Geometry of the Absurd opens in early November and runs through the third week of February.
Interventions: Cayetano Ferrer
A site-specific installation, Interventions is Cayetano Ferrer’s exploration of “object prosthetics,” a term that he uses to describe the reconstruction of broken remains through multiple methods. Ferrer, who has worked extensively on this theme throughout his career, will open Intervention in Santa Barbara in November. The exhibition will be on display until March.
As an artist, Ferrer explores the idea of architectural fragments. He views pieces of broken architecture as both objects and ideas. His project, Composite, used PVC that was digitally printed to fill in pieces of marble or other types of stone to create novel sculptures. The pieces of PVC fill in for what people might consider “missing,” yet audiences are left wondering whether the additions represent what was originally there or are purely born out of artistic speculation. His works encourage audiences to think about what might have happened in the past and how that aligns with a reinvented present. To that end, the work is part fantasy and largely elegy.

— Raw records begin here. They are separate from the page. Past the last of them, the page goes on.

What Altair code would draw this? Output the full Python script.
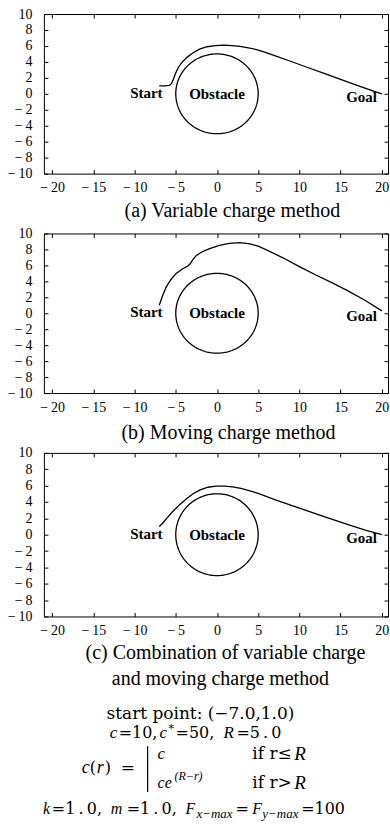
import altair as alt
import numpy as np
import pandas as pd

SERIF = "DejaVu Serif"
TIMES = "Liberation Serif"

# Axis ranges and ticks shared by the three panels
X_DOMAIN = [-21, 20.75]
Y_DOMAIN = [-10, 10]
X_TICKS = [-20, -15, -10, -5, 0, 5, 10, 15, 20]
Y_TICKS = [-10, -8, -6, -4, -2, 0, 2, 4, 6, 8, 10]

# Circular obstacle (centre and radius R)
OBSTACLE_X, OBSTACLE_Y, OBSTACLE_R = 0.0, 0.0, 5.0

# (a) variable charge method
path_a_x = [-7.0, -6.3, -5.8, -5.5, -5.3, -5.05, -4.7, -4.2, -3.6, -2.9, -2.1, -1.2, -0.2,
            0.8, 1.8, 2.8, 3.8, 4.8, 5.6, 7.0, 9.0, 11.0, 13.0, 15.0, 17.0, 19.0, 20.0]
path_a_y = [1.0, 1.0, 1.05, 1.3, 1.8, 2.5, 3.3, 4.0, 4.6, 5.15, 5.6, 5.9, 6.05,
            6.1, 6.05, 5.95, 5.75, 5.55, 5.3, 4.8, 4.05, 3.3, 2.55, 1.8, 1.05, 0.35, 0.0]

# (b) moving charge method
path_b_x = [-7.0, -6.6, -6.15, -5.6, -4.95, -4.2, -3.5, -3.25, -2.95, -2.5, -1.8, -0.9, 0.3,
            1.5, 2.8, 4.0, 5.0, 6.0, 8.0, 10.0, 12.0, 14.0, 16.0, 18.0, 20.0]
path_b_y = [1.0, 2.2, 3.3, 4.2, 5.0, 5.55, 5.95, 6.2, 6.7, 7.25, 7.7, 8.1, 8.5,
            8.75, 8.85, 8.7, 8.4, 7.95, 6.95, 5.85, 4.8, 3.8, 2.75, 1.6, 0.3]

# (c) combination of both methods
path_c_x = [-7.0, -6.6, -6.1, -5.4, -4.6, -3.7, -2.9, -2.1, -1.1, -0.1, 0.9, 1.9, 2.9, 3.9,
            5.0, 7.0, 10.0, 13.0, 16.0, 18.0, 20.0]
path_c_y = [1.0, 1.4, 2.0, 2.8, 3.6, 4.4, 5.0, 5.45, 5.8, 5.95, 5.95, 5.85, 5.65, 5.4,
            5.05, 4.3, 3.25, 2.2, 1.2, 0.55, 0.0]

# In-plot labels
end_labels = ["Start", "Goal"]
end_label_x = [-6.6, 19.4]
end_label_y = [0.1, -0.4]
obstacle_label = "Obstacle"

# Panel captions (one entry per caption line)
captions = [
    ["(a) Variable charge method"],
    ["(b) Moving charge method"],
    ["(c) Combination of variable charge", "and moving charge method"],
]

PANEL_W = 345
PANEL_H = [160, 160, 164]
# caption line centres, in pixels from the panel's left / bottom edge
CAPTION_X = [[189], [185], [182, 177]]
CAPTION_DY = [[37], [40], [37, 63]]

MINUS_EXPR = "datum.value < 0 ? '\u2212\u2009' + abs(datum.value) : datum.label"
ONE = pd.DataFrame({"k": [0]})

theta = np.linspace(0, 2 * np.pi, 241)
circle_df = pd.DataFrame({
    "x": OBSTACLE_X + OBSTACLE_R * np.cos(theta),
    "y": OBSTACLE_Y + OBSTACLE_R * np.sin(theta),
    "i": np.arange(len(theta)),
})
end_df = pd.DataFrame({"x": end_label_x, "y": end_label_y, "label": end_labels})
obst_df = pd.DataFrame({"x": [OBSTACLE_X], "y": [OBSTACLE_Y], "label": [obstacle_label]})


def panel(px, py, caption, h, cap_x, cap_dy):
    path_df = pd.DataFrame({"x": px, "y": py, "i": range(len(px))})
    x_enc = alt.X(
        "x:Q",
        scale=alt.Scale(domain=X_DOMAIN, nice=False, zero=False),
        axis=alt.Axis(
            values=X_TICKS, title=None, labelExpr=MINUS_EXPR, ticks=False, domain=False,
            grid=True, gridDash=[4, h - 8, 4], gridColor="black", gridOpacity=1, gridWidth=1,
            labelFont=TIMES, labelFontSize=14, labelColor="black", labelPadding=7,
            labelFlush=False,
        ),
    )
    y_enc = alt.Y(
        "y:Q",
        scale=alt.Scale(domain=Y_DOMAIN, nice=False, zero=False),
        axis=alt.Axis(
            values=Y_TICKS, title=None, labelExpr=MINUS_EXPR, ticks=False, domain=False,
            grid=True, gridDash=[4, PANEL_W - 8, 4], gridColor="black", gridOpacity=1,
            gridWidth=1, labelFont=TIMES, labelFontSize=14, labelColor="black",
            labelPadding=12, labelFlush=False,
        ),
    )
    obstacle = alt.Chart(circle_df).mark_line(color="black", strokeWidth=1.3).encode(
        x=x_enc, y=y_enc, order=alt.Order("i:Q")
    )
    path = alt.Chart(path_df).mark_line(color="black", strokeWidth=1.3).encode(
        x=x_enc, y=y_enc, order=alt.Order("i:Q")
    )
    ends = alt.Chart(end_df).mark_text(
        font=TIMES, fontSize=15, fontWeight="bold", align="right", baseline="middle", color="black"
    ).encode(x=x_enc, y=y_enc, text="label:N")
    obst = alt.Chart(obst_df).mark_text(
        font=TIMES, fontSize=15, fontWeight="bold", align="center", baseline="middle", color="black"
    ).encode(x=x_enc, y=y_enc, text="label:N")
    caption_layers = [
        alt.Chart(ONE).mark_text(
            text=line, font=TIMES, fontSize=20, align="center", baseline="middle", color="black"
        ).encode(x=alt.value(cx), y=alt.value(h + dy))
        for line, cx, dy in zip(caption, cap_x, cap_dy)
    ]
    return alt.layer(obstacle, path, ends, obst, *caption_layers).properties(
        width=PANEL_W, height=h
    )


# Parameter block under the panels
BLOCK_LEFT, BLOCK_TOP, BLOCK_H = 44, 677, 150


def piece(text, x, y, size=16, font=SERIF, style="normal", align="left"):
    return alt.Chart(ONE).mark_text(
        text=text, font=font, fontSize=size, fontStyle=style, align=align,
        baseline="middle", color="black",
    ).encode(x=alt.value(x - BLOCK_LEFT), y=alt.value(y - BLOCK_TOP))


def var(text, x, y, size=17):
    return piece(text, x, y, size=size, font=TIMES, style="italic")


brace = alt.Chart(ONE).mark_rule(color="black", strokeWidth=1.2).encode(
    x=alt.value(148 - BLOCK_LEFT), y=alt.value(747 - BLOCK_TOP), y2=alt.value(793 - BLOCK_TOP)
)

TS = "\u2009"  # thin space used around decimal points

block_layers = [
    piece("start point: (\u22127.0,1.0)", 201, 715, size=17, align="center"),
    var("c", 110, 734), piece("=10,", 119, 734), var("c", 160, 734),
    piece("*", 169, 730, size=11), piece("=50,", 176, 734), var("R", 224, 734),
    piece(f"=5{TS}.{TS}0", 237, 734),
    var("c", 82, 769, size=18), piece("(", 90, 769), var("r", 97, 769, size=18),
    piece(")", 105, 769), piece("=", 121, 769, size=17),
    brace,
    var("c", 158, 755), var("ce", 158, 784, size=16), var("(R\u2212r)", 175, 777, size=12),
    piece("if r\u2264", 253, 755, size=17), var("R", 295, 755, size=19),
    piece("if r>", 253, 784, size=17), var("R", 295, 784, size=19),
    var("k", 43, 810, size=16), piece(f"=1{TS}.{TS}0,", 52, 810), var("m", 111, 810, size=16),
    piece(f"=1{TS}.{TS}0,", 127, 810),
    var("F", 186, 810, size=16), var("x\u2212max", 197, 815, size=13), piece("=", 236, 810),
    var("F", 253, 810, size=16), var("y\u2212max", 263, 815, size=13), piece("=100", 302, 810),
]
block = alt.layer(*block_layers).properties(
    width=PANEL_W, height=BLOCK_H, view=alt.ViewBackground(strokeOpacity=0)
)

panels = [
    panel(px, py, captions[i], PANEL_H[i], CAPTION_X[i], CAPTION_DY[i])
    for i, (px, py) in enumerate(
        [(path_a_x, path_a_y), (path_b_x, path_b_y), (path_c_x, path_c_y)]
    )
]

chart = (
    alt.vconcat(*panels, block, spacing=60, bounds="flush")
    .properties(padding={"left": 6, "top": 5, "right": 0, "bottom": 0}, background="white")
    .configure_view(stroke="black", strokeWidth=1)
)

chart.save("out.html", embed_options={"renderer": "svg", "actions": False})
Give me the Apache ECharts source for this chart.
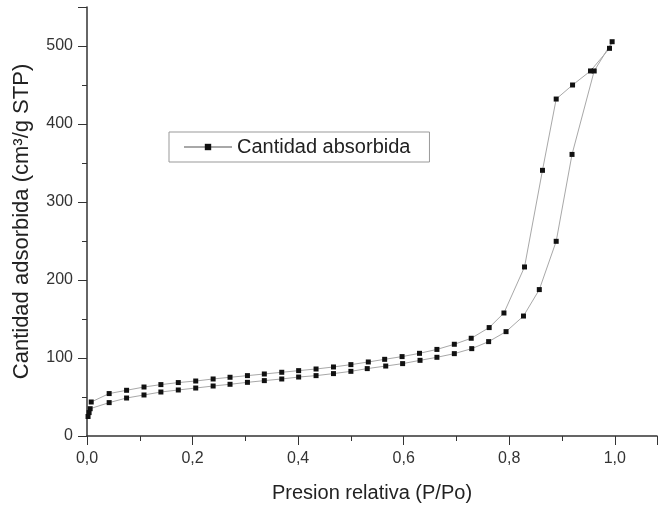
<!DOCTYPE html>
<html>
<head>
<meta charset="utf-8">
<script src="https://cdn.jsdelivr.net/npm/echarts@6/dist/echarts.min.js"></script>
<style>
  html, body { margin: 0; padding: 0; background: #fff; }
  #chart { width: 660px; height: 508px; }
</style>
</head>
<body>
<div id="chart"></div>
<script>
// Adsorption branch (increasing pressure)
const pressureAds = [0.002, 0.004, 0.006, 0.042, 0.075, 0.108, 0.140, 0.173, 0.206, 0.239, 0.271, 0.304, 0.336, 0.369, 0.401, 0.434, 0.467, 0.500, 0.531, 0.566, 0.598, 0.631, 0.663, 0.696, 0.729, 0.761, 0.794, 0.827, 0.857, 0.889, 0.919, 0.961, 0.995];
const volumeAds = [25, 30, 35, 42.8, 48.7, 52.6, 56.4, 59, 61.5, 64.1, 66.3, 68.8, 71, 73.1, 75.6, 77.4, 80, 82.9, 86.4, 89.7, 92.8, 97, 100.9, 105.6, 112, 121, 133.8, 153.8, 187.7, 249.6, 361, 468, 505.5];

// Desorption branch (decreasing pressure)
const pressureDes = [0.990, 0.954, 0.920, 0.889, 0.863, 0.829, 0.790, 0.762, 0.728, 0.696, 0.663, 0.630, 0.597, 0.564, 0.533, 0.500, 0.467, 0.434, 0.401, 0.369, 0.336, 0.304, 0.271, 0.239, 0.206, 0.173, 0.140, 0.108, 0.075, 0.042, 0.008];
const volumeDes = [497, 468, 450, 432, 340.6, 216.7, 157.7, 139, 125.3, 117.6, 111, 106, 101.8, 98.3, 94.9, 91.5, 88.5, 85.9, 83.8, 81.7, 79.5, 77.4, 75.3, 73.1, 70.5, 68.5, 65.9, 62.8, 58.6, 54.4, 43.6];

const xTicks = [0, 0.2, 0.4, 0.6, 0.8, 1.0];
const yTicks = [0, 100, 200, 300, 400, 500];

const seriesName = 'Cantidad absorbida';
const xName = 'Presion relativa (P/Po)';
const yName = 'Cantidad adsorbida (cm³/g STP)';

const points = [];
pressureAds.forEach((p, i) => points.push([p, volumeAds[i]]));
pressureDes.forEach((p, i) => points.push([p, volumeDes[i]]));

const font = 'Liberation Sans, Arial, sans-serif';

const chart = echarts.init(document.getElementById('chart'), null, { renderer: 'canvas' });

chart.setOption({
  animation: false,
  backgroundColor: '#fff',
  grid: { left: 87, right: 3, top: 7, bottom: 72, containLabel: false },
  legend: {
    left: 169,
    top: 132,
    padding: [5, 19, 5, 14],
    borderColor: '#999',
    borderWidth: 1,
    itemWidth: 48,
    itemHeight: 8,
    textStyle: { fontFamily: font, fontSize: 20, color: '#222' },
    data: [seriesName]
  },
  xAxis: {
    type: 'value',
    min: 0,
    max: 1.08,
    interval: 0.2,
    name: xName,
    nameLocation: 'middle',
    nameGap: 47,
    nameTextStyle: { fontFamily: font, fontSize: 20, color: '#222' },
    axisLine: { show: true, lineStyle: { color: '#333', width: 1.5 } },
    axisTick: { show: true, inside: false, length: 9, lineStyle: { color: '#333' } },
    minorTick: { show: true, splitNumber: 2, length: 5, lineStyle: { color: '#333' } },
    splitLine: { show: false },
    axisLabel: {
      showMaxLabel: false,
      fontFamily: font,
      fontSize: 16,
      color: '#333',
      margin: 15,
      formatter: v => xTicks.some(t => Math.abs(t - v) < 1e-6) ? v.toFixed(1).replace('.', ',') : ''
    }
  },
  yAxis: {
    type: 'value',
    min: 0,
    max: 550,
    interval: 100,
    name: yName,
    nameLocation: 'middle',
    nameGap: 54,
    nameTextStyle: { fontFamily: font, fontSize: 22, color: '#222' },
    axisLine: { show: true, lineStyle: { color: '#333', width: 1.5 } },
    axisTick: { show: true, inside: false, length: 9, lineStyle: { color: '#333' } },
    minorTick: { show: true, splitNumber: 2, length: 5, lineStyle: { color: '#333' } },
    splitLine: { show: false },
    axisLabel: {
      showMaxLabel: false,
      fontFamily: font,
      fontSize: 16,
      color: '#333',
      margin: 14,
      formatter: v => yTicks.includes(v) ? String(v) : ''
    }
  },
  series: [{
    name: seriesName,
    type: 'line',
    data: points,
    symbol: 'rect',
    symbolSize: 5,
    showAllSymbol: true,
    lineStyle: { color: '#a8a8a8', width: 1 },
    itemStyle: { color: '#111' }
  }]
});
</script>
</body>
</html>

Visitors will be able to see Interventions in the historic Ludington Court, the oldest part of the museum, which is traditionally dedicated to antiquities from Ancient Greece and Rome. Since these sculptures will be moved off-site for renovation, Ferrer decided to incorporate the classical fragments from the museum’s storage into his exhibition. The objects integrate meaningfully with his own work, such as Remnant Recomposition, which was created from pieces of casino carpets.